__STORED DATA__:
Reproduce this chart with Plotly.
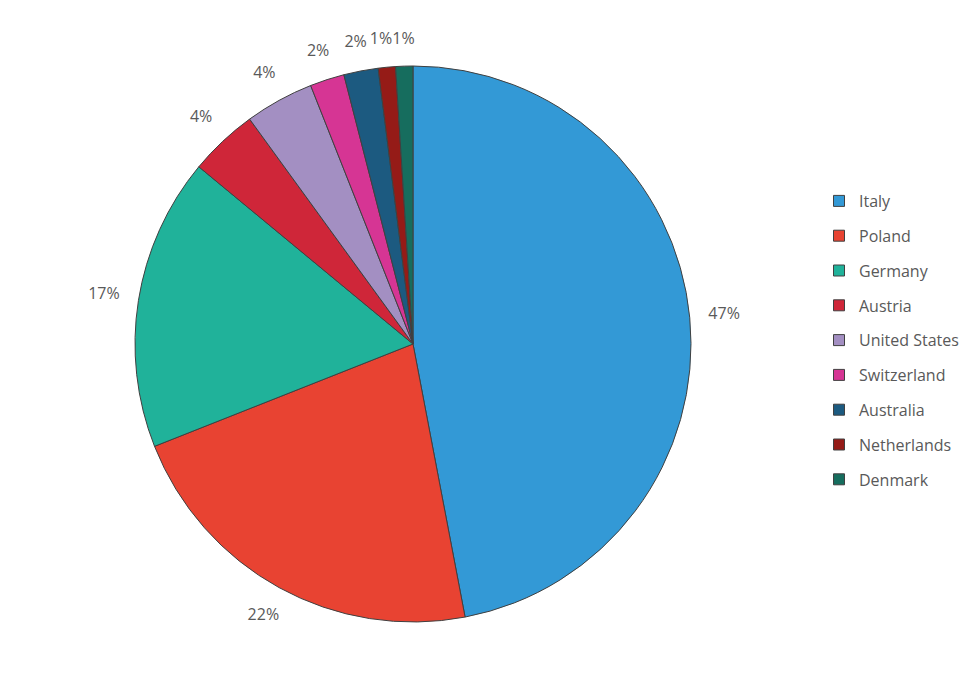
import math
import plotly.graph_objects as go

countries = ["Italy", "Poland", "Germany", "Austria", "United States",
             "Switzerland", "Australia", "Netherlands", "Denmark"]
shares = [47, 22, 17, 4, 4, 2, 2, 1, 1]
colors = ["#3399D6", "#E84332", "#20B29A", "#CF2639", "#A38FC2",
          "#D63594", "#1C5A80", "#951B17", "#166D5E"]

W, H = 974, 687
FONT = "Open Sans"
GREY = "#595959"
FS = 16

# pie placement (figure pixels)
cx, cy, r = 405, 336, 278
RP = 330          # radius of the (invisible) polar frame used for labels
GAP = 18          # gap between pie edge and label box
dom = dict(x=[(cx - r) / W, (cx + r) / W], y=[1 - (cy + r) / H, 1 - (cy - r) / H])
pdom = dict(x=[(cx - RP) / W, (cx + RP) / W], y=[1 - (cy + RP) / H, 1 - (cy - RP) / H])

fig = go.Figure()
fig.add_trace(go.Pie(
    labels=countries,
    values=shares,
    sort=False,
    direction="clockwise",
    rotation=0,
    marker=dict(colors=colors, line=dict(color="#404040", width=1)),
    textposition="none",
    domain=dom,
    showlegend=False,
    hoverinfo="label+percent",
))

# percentage labels placed just outside each slice (label box kept clear of the edge)
total = sum(shares)
pct_text, lx, ly, lw = [], [], [], []
run = 0
lh = FS * 1.0
for v in shares:
    t = f"{round(v / total * 100)}%"
    w = sum(0.834 * FS if ch == "%" else 0.572 * FS for ch in t)
    a = math.radians((run + v / 2) / total * 360)
    s, c = math.sin(a), math.cos(a)
    d = r + GAP + abs(s) * w / 2 + abs(c) * lh / 2
    pct_text.append(t)
    lx.append(d * s)
    ly.append(d * c)
    lw.append(w)
    run += v
# push neighbouring labels apart along the top of the pie
for i in range(len(shares) - 2, -1, -1):
    if ly[i] > 0 and ly[i + 1] > 0 and abs(ly[i] - ly[i + 1]) < lh:
        need = (lw[i] + lw[i + 1]) / 2
        if lx[i + 1] - lx[i] < need:
            lx[i] = lx[i + 1] - need
lab_r = [math.hypot(x, y) / r for x, y in zip(lx, ly)]
lab_t = [math.degrees(math.atan2(x, y)) % 360 for x, y in zip(lx, ly)]

fig.add_trace(go.Scatterpolar(
    r=lab_r, theta=lab_t, text=pct_text,
    mode="text", textposition="middle center",
    textfont=dict(color=GREY, size=FS, family=FONT),
    cliponaxis=False, showlegend=False, hoverinfo="skip",
))

# legend entries built from the same category / colour arrays
for name, col in zip(countries, colors):
    fig.add_trace(go.Scatter(
        x=[None], y=[None], mode="markers", name=name, legendgroup=name,
        marker=dict(symbol="square", size=11, color=col,
                    line=dict(color="#404040", width=1)),
        showlegend=True, hoverinfo="skip",
    ))

fig.update_layout(
    width=W, height=H,
    margin=dict(l=0, r=0, t=0, b=0),
    paper_bgcolor="white",
    plot_bgcolor="white",
    font=dict(family=FONT, color=GREY, size=FS),
    xaxis=dict(visible=False),
    yaxis=dict(visible=False),
    polar=dict(
        domain=pdom,
        bgcolor="rgba(0,0,0,0)",
        radialaxis=dict(visible=False, range=[0, RP / r]),
        angularaxis=dict(visible=False, rotation=90, direction="clockwise"),
    ),
    showlegend=True,
    legend=dict(x=811 / W, y=1 - 176 / H, xanchor="left", yanchor="top",
                font=dict(size=FS, color=GREY, family=FONT),
                tracegroupgap=11, bgcolor="rgba(0,0,0,0)"),
)

fig.write_html("out.html")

__PROBLEM DETAILS__: Repeat the lines above, starting at the first and stopping after the line that holds "lab_t = [math.degrees(math.atan2(x, y))", with the pictures left out.

__TASK RESULT__:
Reproduce this chart with Plotly.
import math
import plotly.graph_objects as go

countries = ["Italy", "Poland", "Germany", "Austria", "United States",
             "Switzerland", "Australia", "Netherlands", "Denmark"]
shares = [47, 22, 17, 4, 4, 2, 2, 1, 1]
colors = ["#3399D6", "#E84332", "#20B29A", "#CF2639", "#A38FC2",
          "#D63594", "#1C5A80", "#951B17", "#166D5E"]

W, H = 974, 687
FONT = "Open Sans"
GREY = "#595959"
FS = 16

# pie placement (figure pixels)
cx, cy, r = 405, 336, 278
RP = 330          # radius of the (invisible) polar frame used for labels
GAP = 18          # gap between pie edge and label box
dom = dict(x=[(cx - r) / W, (cx + r) / W], y=[1 - (cy + r) / H, 1 - (cy - r) / H])
pdom = dict(x=[(cx - RP) / W, (cx + RP) / W], y=[1 - (cy + RP) / H, 1 - (cy - RP) / H])

fig = go.Figure()
fig.add_trace(go.Pie(
    labels=countries,
    values=shares,
    sort=False,
    direction="clockwise",
    rotation=0,
    marker=dict(colors=colors, line=dict(color="#404040", width=1)),
    textposition="none",
    domain=dom,
    showlegend=False,
    hoverinfo="label+percent",
))

# percentage labels placed just outside each slice (label box kept clear of the edge)
total = sum(shares)
pct_text, lx, ly, lw = [], [], [], []
run = 0
lh = FS * 1.0
for v in shares:
    t = f"{round(v / total * 100)}%"
    w = sum(0.834 * FS if ch == "%" else 0.572 * FS for ch in t)
    a = math.radians((run + v / 2) / total * 360)
    s, c = math.sin(a), math.cos(a)
    d = r + GAP + abs(s) * w / 2 + abs(c) * lh / 2
    pct_text.append(t)
    lx.append(d * s)
    ly.append(d * c)
    lw.append(w)
    run += v
# push neighbouring labels apart along the top of the pie
for i in range(len(shares) - 2, -1, -1):
    if ly[i] > 0 and ly[i + 1] > 0 and abs(ly[i] - ly[i + 1]) < lh:
        need = (lw[i] + lw[i + 1]) / 2
        if lx[i + 1] - lx[i] < need:
            lx[i] = lx[i + 1] - need
lab_r = [math.hypot(x, y) / r for x, y in zip(lx, ly)]
lab_t = [math.degrees(math.atan2(x, y)) % 360 for x, y in zip(lx, ly)]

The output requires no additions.